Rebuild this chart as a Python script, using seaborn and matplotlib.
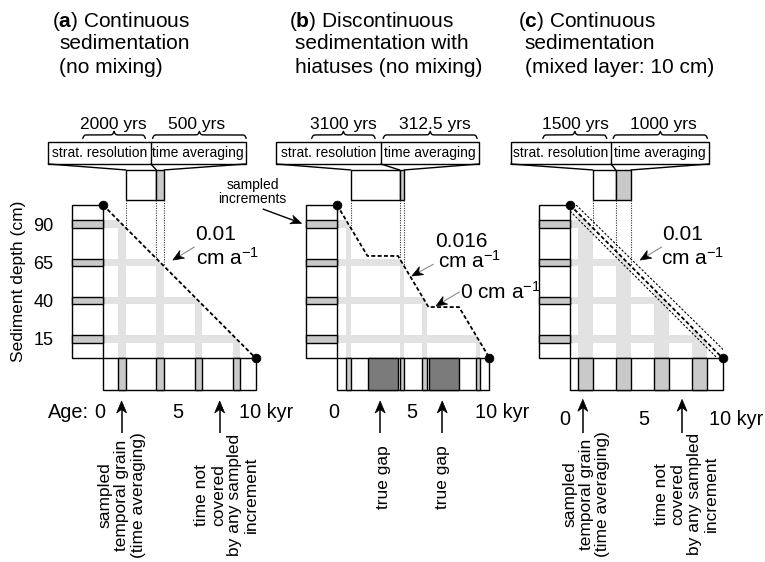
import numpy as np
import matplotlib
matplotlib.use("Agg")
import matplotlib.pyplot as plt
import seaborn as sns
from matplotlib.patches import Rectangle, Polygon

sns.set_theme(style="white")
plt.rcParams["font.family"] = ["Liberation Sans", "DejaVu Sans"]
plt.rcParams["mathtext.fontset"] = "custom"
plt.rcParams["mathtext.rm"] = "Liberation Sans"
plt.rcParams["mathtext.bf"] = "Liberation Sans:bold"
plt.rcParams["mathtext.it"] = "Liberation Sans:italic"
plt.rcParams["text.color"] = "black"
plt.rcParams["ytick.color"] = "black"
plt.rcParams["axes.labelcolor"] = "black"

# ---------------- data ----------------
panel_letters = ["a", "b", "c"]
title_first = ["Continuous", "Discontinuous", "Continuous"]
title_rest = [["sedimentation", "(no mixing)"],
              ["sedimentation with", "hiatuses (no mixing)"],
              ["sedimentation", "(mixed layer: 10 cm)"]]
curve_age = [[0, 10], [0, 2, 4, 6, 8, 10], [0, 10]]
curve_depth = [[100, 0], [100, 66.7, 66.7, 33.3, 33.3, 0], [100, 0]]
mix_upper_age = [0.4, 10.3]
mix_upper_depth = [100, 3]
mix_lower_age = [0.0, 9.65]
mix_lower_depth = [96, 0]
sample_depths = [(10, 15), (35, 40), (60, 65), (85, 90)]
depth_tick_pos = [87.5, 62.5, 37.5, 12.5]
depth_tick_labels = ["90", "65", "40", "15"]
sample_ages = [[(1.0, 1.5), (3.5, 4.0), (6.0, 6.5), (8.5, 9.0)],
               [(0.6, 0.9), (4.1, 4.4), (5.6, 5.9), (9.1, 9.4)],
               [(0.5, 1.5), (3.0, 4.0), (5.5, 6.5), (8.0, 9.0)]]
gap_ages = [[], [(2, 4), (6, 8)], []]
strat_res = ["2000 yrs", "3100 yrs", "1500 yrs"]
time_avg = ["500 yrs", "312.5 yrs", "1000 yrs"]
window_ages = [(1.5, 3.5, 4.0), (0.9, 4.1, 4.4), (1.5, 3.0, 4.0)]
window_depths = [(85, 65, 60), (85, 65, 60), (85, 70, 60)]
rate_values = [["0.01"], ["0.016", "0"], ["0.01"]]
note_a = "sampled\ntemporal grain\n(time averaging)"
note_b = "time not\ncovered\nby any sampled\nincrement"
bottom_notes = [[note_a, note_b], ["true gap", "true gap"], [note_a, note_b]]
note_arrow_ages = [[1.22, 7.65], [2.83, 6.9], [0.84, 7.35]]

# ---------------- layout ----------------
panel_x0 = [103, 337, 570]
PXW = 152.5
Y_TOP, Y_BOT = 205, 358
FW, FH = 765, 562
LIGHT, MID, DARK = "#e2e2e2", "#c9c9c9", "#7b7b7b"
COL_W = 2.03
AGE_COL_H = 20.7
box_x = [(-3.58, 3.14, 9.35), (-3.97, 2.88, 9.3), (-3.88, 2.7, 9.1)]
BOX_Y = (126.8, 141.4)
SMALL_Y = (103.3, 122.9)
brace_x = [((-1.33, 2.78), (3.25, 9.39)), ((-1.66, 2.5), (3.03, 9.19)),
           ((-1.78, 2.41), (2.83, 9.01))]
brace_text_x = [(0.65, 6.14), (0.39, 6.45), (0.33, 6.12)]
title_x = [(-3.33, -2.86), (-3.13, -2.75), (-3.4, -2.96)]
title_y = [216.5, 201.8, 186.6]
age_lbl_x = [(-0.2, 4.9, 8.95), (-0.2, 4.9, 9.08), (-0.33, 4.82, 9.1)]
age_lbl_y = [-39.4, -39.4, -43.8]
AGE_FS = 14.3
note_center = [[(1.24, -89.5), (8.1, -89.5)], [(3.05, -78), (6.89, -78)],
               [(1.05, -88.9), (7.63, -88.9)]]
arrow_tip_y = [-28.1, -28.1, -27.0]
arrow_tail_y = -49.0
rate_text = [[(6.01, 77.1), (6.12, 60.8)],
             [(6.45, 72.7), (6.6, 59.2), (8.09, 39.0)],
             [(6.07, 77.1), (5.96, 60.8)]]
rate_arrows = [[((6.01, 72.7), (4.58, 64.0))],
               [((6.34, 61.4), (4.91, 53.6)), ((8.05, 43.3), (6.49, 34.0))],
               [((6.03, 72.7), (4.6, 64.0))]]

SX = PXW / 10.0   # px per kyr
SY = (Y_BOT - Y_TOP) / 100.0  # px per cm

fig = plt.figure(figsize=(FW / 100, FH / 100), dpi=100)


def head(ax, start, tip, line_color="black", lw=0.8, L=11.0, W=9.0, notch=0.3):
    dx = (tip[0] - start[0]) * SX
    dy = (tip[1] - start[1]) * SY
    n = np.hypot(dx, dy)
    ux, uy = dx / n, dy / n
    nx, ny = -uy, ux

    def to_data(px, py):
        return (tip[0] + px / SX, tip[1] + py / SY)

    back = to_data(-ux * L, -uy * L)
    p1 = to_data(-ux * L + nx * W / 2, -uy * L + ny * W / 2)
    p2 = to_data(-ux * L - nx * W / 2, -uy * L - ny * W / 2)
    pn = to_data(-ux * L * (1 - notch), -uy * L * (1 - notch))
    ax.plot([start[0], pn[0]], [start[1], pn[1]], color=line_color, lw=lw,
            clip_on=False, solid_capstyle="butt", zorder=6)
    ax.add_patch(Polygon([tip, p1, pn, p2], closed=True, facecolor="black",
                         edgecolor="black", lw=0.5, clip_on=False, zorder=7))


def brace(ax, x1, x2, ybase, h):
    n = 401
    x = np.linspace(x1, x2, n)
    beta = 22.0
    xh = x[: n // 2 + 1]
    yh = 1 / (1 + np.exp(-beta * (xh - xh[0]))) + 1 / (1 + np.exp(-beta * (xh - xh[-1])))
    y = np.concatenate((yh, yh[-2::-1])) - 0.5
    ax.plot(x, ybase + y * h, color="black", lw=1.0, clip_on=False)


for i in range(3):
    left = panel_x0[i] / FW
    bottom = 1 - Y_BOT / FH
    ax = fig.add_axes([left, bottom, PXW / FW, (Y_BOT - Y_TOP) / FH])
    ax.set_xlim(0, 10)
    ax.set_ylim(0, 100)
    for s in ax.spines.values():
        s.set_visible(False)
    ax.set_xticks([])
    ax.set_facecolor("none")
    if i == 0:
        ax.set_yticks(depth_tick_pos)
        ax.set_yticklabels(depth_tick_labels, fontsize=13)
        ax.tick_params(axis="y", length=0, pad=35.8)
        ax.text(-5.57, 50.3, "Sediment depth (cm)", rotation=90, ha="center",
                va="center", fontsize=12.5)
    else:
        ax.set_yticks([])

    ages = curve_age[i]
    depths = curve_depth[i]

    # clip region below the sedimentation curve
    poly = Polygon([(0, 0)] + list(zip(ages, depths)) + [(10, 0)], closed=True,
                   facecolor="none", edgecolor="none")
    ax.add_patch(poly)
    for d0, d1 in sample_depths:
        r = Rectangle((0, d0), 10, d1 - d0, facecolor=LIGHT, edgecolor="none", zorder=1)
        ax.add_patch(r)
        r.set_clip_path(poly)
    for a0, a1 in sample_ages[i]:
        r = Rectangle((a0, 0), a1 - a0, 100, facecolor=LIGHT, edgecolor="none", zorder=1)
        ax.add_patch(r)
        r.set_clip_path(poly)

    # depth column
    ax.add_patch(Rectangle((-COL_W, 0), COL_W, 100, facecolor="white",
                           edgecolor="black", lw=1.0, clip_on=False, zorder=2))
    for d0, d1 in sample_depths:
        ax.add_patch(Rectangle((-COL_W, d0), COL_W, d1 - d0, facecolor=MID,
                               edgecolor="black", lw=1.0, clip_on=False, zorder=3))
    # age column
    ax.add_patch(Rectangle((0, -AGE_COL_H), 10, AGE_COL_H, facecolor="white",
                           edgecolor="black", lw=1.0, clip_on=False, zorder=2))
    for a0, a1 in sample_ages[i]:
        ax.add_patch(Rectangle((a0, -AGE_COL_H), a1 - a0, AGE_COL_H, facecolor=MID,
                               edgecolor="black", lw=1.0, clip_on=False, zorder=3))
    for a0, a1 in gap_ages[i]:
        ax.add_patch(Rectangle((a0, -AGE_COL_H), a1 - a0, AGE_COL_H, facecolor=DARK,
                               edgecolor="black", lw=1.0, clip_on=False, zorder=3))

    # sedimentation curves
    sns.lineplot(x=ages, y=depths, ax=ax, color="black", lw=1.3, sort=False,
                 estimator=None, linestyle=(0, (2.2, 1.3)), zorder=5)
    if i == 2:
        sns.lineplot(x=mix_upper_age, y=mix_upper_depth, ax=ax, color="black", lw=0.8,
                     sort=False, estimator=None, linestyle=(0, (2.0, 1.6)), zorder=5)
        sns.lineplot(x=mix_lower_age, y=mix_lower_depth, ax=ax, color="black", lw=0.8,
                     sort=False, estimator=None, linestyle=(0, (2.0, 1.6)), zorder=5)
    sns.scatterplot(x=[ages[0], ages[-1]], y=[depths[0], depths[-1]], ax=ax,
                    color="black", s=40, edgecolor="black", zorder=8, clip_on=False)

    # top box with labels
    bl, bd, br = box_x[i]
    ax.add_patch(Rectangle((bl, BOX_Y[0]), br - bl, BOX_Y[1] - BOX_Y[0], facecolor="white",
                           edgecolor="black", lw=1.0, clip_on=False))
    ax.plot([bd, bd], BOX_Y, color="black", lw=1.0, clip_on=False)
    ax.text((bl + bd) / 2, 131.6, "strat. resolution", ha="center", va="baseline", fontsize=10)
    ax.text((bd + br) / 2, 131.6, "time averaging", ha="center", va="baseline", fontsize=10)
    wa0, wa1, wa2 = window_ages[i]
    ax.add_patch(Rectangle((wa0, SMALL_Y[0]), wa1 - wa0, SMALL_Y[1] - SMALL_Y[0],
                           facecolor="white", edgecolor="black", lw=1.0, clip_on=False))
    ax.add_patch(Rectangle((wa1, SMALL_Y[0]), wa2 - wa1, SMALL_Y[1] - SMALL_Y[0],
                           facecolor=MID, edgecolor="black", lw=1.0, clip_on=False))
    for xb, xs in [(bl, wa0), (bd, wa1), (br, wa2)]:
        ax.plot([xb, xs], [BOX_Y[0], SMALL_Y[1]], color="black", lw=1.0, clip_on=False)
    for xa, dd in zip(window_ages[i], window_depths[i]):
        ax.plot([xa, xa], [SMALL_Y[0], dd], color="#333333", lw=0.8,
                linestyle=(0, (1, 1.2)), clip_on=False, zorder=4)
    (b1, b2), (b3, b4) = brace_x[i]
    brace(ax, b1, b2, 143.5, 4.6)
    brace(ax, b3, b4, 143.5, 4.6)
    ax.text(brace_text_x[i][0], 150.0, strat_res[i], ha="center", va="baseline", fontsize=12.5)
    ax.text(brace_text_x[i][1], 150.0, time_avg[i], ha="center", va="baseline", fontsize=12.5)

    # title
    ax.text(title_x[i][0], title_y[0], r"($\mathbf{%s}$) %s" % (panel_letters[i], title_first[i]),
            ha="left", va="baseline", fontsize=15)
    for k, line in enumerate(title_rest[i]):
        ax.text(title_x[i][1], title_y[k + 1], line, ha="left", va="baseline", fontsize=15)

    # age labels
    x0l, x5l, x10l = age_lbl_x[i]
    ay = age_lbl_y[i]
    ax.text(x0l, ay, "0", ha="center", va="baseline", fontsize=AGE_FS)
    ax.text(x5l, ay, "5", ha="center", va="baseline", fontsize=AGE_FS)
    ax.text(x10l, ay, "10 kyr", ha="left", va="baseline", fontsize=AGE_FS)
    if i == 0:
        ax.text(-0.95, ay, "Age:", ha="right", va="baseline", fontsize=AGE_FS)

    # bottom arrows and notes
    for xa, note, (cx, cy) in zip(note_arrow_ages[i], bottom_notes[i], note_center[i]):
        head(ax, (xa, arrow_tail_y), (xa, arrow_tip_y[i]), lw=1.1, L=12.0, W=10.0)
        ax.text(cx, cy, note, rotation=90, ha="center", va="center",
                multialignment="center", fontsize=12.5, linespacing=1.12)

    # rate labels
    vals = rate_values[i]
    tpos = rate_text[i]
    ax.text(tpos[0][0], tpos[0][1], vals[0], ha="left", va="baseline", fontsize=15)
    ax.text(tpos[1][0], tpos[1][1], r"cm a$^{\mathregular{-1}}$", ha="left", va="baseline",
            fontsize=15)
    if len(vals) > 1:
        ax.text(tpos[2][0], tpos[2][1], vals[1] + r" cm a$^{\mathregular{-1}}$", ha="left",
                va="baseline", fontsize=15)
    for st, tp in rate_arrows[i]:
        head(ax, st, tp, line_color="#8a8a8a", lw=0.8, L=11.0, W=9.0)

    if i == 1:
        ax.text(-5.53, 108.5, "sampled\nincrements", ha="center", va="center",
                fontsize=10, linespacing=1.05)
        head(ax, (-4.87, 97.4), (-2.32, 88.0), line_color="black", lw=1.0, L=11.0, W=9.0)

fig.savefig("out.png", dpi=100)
---
_What you will do_
Each line of the data that includes the word "seaborn" counts once; report the total and nothing more.

_Answer in full_
2